## EXERCISE DETAILS
Reproduce the material below line by line, beginning with its first line and ending with the line that contains "0.035, 0.03, 0.02]"; leave out pictures.

## SOURCE MATERIAL
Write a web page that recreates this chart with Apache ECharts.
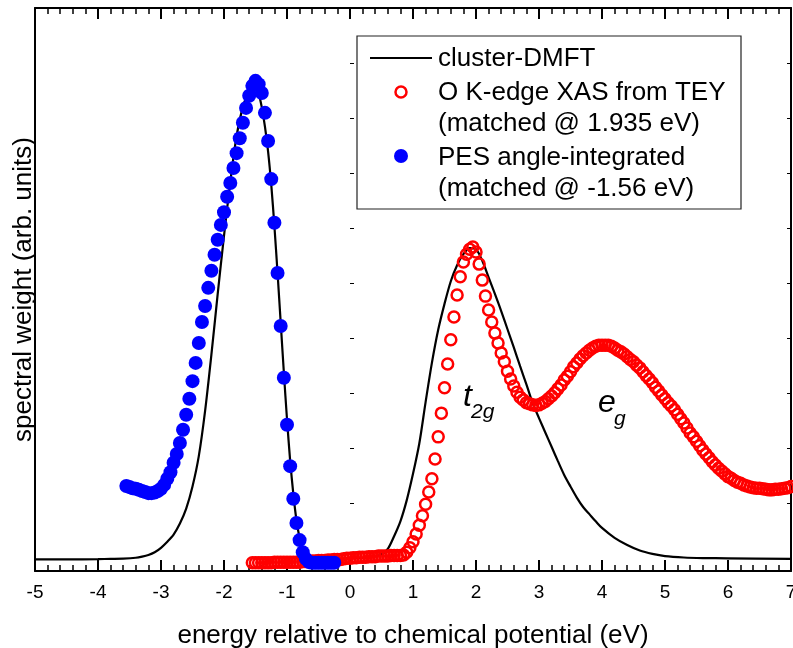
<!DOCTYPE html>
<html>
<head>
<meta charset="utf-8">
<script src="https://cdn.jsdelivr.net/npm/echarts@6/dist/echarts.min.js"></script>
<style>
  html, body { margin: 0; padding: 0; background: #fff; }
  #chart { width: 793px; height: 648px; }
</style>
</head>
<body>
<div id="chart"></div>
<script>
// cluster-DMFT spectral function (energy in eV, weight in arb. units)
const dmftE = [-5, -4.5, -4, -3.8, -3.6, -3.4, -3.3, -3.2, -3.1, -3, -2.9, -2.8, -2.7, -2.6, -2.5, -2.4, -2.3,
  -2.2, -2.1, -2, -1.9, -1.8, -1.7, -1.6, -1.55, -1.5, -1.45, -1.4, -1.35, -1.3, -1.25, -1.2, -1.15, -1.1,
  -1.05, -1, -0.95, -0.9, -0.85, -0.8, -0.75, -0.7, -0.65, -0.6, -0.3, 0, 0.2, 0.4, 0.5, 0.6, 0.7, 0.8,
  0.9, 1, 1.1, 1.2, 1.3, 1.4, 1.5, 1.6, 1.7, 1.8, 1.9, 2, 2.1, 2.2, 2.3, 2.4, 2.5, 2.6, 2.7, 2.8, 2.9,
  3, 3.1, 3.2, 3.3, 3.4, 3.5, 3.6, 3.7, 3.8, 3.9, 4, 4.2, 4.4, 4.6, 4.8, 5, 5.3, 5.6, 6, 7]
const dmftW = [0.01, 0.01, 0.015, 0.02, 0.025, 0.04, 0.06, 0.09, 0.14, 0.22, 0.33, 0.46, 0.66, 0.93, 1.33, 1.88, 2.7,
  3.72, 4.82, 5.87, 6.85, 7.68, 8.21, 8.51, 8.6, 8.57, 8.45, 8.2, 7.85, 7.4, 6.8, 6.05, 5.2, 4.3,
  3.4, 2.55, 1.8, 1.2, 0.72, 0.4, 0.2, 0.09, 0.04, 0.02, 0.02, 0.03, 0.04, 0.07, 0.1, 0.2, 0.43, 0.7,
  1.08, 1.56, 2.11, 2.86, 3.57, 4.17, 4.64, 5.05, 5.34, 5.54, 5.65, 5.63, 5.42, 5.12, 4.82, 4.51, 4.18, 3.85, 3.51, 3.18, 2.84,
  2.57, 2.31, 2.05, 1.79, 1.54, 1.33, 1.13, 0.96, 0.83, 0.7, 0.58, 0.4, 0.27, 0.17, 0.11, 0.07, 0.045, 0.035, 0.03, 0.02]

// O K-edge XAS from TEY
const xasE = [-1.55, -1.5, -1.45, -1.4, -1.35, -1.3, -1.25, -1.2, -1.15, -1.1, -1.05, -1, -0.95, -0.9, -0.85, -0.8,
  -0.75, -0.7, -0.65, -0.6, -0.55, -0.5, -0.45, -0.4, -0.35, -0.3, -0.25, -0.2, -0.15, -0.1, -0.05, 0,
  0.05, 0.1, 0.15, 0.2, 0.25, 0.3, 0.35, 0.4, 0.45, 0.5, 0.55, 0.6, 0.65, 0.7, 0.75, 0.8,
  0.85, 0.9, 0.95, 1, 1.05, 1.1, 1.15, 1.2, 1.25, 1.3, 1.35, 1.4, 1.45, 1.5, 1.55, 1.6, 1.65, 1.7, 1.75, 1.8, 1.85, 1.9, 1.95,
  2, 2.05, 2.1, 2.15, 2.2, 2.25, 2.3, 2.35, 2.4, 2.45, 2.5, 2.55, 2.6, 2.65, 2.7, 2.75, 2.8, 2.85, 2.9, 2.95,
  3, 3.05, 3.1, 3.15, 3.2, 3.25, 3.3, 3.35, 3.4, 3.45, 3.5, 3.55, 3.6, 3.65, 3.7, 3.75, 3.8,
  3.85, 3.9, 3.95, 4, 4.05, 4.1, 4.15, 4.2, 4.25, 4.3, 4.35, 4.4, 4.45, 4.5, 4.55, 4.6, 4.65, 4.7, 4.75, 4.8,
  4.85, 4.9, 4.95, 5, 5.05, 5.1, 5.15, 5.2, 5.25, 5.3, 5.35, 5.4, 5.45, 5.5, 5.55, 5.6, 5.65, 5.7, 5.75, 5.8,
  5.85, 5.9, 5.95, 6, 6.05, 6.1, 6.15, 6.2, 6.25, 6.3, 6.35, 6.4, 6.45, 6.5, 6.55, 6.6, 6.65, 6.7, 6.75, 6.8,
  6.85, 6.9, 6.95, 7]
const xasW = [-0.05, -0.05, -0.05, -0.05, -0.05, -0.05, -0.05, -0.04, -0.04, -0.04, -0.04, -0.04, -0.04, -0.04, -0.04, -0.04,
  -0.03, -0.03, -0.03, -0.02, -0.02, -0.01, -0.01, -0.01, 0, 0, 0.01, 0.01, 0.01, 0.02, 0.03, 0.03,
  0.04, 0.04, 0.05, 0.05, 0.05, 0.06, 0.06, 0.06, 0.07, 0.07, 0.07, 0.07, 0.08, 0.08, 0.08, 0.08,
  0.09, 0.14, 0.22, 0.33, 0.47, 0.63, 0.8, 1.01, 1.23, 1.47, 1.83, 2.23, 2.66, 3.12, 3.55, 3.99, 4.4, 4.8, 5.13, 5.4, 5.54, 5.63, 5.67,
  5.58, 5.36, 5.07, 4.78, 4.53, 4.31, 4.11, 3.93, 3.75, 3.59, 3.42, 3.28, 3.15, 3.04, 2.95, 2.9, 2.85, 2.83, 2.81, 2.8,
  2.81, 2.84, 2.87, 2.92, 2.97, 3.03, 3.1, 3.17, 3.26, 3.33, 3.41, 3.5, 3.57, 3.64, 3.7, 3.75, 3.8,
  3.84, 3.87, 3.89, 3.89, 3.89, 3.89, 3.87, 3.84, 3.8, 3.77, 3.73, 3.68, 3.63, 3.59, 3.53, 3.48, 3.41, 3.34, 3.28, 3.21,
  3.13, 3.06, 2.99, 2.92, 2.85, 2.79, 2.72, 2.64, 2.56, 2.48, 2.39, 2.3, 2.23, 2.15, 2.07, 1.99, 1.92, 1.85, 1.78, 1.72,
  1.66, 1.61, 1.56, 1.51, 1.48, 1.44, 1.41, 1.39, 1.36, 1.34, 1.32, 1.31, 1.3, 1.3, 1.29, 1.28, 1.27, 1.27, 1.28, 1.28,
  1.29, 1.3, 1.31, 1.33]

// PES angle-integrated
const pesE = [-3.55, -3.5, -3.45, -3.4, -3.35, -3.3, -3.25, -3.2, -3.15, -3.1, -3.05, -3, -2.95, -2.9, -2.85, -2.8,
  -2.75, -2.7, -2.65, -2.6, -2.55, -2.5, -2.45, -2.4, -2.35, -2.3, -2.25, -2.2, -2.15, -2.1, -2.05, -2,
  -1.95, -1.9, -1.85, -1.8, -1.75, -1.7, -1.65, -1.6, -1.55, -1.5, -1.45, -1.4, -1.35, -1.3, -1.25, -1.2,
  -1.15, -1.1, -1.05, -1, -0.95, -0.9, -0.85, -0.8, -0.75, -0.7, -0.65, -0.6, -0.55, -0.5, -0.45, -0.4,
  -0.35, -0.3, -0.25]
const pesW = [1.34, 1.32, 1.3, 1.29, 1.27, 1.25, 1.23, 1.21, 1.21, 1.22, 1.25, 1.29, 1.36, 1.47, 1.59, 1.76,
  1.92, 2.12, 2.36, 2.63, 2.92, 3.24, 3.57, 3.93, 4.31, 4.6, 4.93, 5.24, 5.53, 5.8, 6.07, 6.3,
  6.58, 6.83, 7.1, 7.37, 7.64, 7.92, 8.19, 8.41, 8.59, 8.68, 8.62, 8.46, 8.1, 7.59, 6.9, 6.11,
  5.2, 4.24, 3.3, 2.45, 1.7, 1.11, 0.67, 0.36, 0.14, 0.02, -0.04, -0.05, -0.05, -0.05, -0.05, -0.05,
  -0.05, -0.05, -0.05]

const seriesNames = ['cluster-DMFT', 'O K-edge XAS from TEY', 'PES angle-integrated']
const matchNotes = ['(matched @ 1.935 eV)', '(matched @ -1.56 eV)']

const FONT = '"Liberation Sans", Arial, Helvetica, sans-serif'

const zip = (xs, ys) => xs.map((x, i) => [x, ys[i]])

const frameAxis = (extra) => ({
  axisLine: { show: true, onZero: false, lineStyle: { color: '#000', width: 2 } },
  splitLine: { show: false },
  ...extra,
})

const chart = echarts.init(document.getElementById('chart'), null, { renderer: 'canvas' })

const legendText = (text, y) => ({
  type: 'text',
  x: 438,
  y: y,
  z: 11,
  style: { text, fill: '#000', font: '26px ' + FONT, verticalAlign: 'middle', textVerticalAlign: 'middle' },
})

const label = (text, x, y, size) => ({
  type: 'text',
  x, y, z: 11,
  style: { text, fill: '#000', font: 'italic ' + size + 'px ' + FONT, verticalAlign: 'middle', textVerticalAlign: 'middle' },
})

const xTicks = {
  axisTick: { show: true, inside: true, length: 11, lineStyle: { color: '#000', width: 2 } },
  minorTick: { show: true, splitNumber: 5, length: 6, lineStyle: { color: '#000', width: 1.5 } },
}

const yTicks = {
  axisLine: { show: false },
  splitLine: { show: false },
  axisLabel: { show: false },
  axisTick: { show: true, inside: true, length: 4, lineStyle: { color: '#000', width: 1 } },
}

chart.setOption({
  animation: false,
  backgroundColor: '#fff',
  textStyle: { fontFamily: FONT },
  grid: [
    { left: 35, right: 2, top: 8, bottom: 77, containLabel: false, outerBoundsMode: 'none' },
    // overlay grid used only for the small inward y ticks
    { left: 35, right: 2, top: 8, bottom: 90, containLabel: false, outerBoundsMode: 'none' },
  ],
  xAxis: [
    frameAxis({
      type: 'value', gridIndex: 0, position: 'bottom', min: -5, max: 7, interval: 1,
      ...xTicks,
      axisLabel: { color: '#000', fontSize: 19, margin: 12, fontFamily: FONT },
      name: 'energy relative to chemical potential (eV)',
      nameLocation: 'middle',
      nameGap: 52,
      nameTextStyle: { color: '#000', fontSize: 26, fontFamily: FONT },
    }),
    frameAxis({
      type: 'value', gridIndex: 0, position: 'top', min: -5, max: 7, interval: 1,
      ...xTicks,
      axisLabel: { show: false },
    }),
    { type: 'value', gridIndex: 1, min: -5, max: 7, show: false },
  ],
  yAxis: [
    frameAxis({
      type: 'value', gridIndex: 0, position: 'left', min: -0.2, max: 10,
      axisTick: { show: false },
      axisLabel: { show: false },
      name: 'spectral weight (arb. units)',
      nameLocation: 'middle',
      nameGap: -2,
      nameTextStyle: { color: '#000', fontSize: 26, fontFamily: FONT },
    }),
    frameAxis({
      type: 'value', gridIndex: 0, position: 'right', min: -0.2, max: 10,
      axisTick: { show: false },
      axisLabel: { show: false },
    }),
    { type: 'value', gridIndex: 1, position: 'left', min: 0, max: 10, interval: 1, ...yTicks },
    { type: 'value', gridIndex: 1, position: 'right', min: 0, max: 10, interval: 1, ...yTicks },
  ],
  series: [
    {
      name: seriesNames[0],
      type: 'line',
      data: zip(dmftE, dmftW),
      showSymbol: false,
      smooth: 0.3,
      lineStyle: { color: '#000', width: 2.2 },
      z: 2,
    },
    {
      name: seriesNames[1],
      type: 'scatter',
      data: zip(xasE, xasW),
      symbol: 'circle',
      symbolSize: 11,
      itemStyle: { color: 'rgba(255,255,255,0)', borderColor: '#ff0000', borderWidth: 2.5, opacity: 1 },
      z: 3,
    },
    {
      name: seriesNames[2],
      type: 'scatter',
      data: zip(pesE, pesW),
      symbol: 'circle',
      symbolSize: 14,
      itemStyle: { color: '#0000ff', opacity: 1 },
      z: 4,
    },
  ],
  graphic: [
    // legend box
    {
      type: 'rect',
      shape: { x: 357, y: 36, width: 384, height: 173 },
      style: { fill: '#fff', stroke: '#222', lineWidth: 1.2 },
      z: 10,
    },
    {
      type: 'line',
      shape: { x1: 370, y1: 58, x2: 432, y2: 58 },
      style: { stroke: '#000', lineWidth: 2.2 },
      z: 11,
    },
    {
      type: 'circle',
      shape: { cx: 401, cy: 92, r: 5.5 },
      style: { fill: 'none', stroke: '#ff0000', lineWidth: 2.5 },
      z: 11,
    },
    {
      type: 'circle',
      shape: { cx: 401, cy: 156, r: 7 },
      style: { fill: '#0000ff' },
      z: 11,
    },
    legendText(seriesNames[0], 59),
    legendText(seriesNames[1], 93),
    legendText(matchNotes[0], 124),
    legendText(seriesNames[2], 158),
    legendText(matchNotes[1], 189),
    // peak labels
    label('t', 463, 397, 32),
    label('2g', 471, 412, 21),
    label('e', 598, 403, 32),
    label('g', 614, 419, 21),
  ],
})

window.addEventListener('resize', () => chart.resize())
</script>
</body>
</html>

## ANSWER TO THIS TASK
Write a web page that recreates this chart with Apache ECharts.
<!DOCTYPE html>
<html>
<head>
<meta charset="utf-8">
<script src="https://cdn.jsdelivr.net/npm/echarts@6/dist/echarts.min.js"></script>
<style>
  html, body { margin: 0; padding: 0; background: #fff; }
  #chart { width: 793px; height: 648px; }
</style>
</head>
<body>
<div id="chart"></div>
<script>
// cluster-DMFT spectral function (energy in eV, weight in arb. units)
const dmftE = [-5, -4.5, -4, -3.8, -3.6, -3.4, -3.3, -3.2, -3.1, -3, -2.9, -2.8, -2.7, -2.6, -2.5, -2.4, -2.3,
  -2.2, -2.1, -2, -1.9, -1.8, -1.7, -1.6, -1.55, -1.5, -1.45, -1.4, -1.35, -1.3, -1.25, -1.2, -1.15, -1.1,
  -1.05, -1, -0.95, -0.9, -0.85, -0.8, -0.75, -0.7, -0.65, -0.6, -0.3, 0, 0.2, 0.4, 0.5, 0.6, 0.7, 0.8,
  0.9, 1, 1.1, 1.2, 1.3, 1.4, 1.5, 1.6, 1.7, 1.8, 1.9, 2, 2.1, 2.2, 2.3, 2.4, 2.5, 2.6, 2.7, 2.8, 2.9,
  3, 3.1, 3.2, 3.3, 3.4, 3.5, 3.6, 3.7, 3.8, 3.9, 4, 4.2, 4.4, 4.6, 4.8, 5, 5.3, 5.6, 6, 7]
const dmftW = [0.01, 0.01, 0.015, 0.02, 0.025, 0.04, 0.06, 0.09, 0.14, 0.22, 0.33, 0.46, 0.66, 0.93, 1.33, 1.88, 2.7,
  3.72, 4.82, 5.87, 6.85, 7.68, 8.21, 8.51, 8.6, 8.57, 8.45, 8.2, 7.85, 7.4, 6.8, 6.05, 5.2, 4.3,
  3.4, 2.55, 1.8, 1.2, 0.72, 0.4, 0.2, 0.09, 0.04, 0.02, 0.02, 0.03, 0.04, 0.07, 0.1, 0.2, 0.43, 0.7,
  1.08, 1.56, 2.11, 2.86, 3.57, 4.17, 4.64, 5.05, 5.34, 5.54, 5.65, 5.63, 5.42, 5.12, 4.82, 4.51, 4.18, 3.85, 3.51, 3.18, 2.84,
  2.57, 2.31, 2.05, 1.79, 1.54, 1.33, 1.13, 0.96, 0.83, 0.7, 0.58, 0.4, 0.27, 0.17, 0.11, 0.07, 0.045, 0.035, 0.03, 0.02]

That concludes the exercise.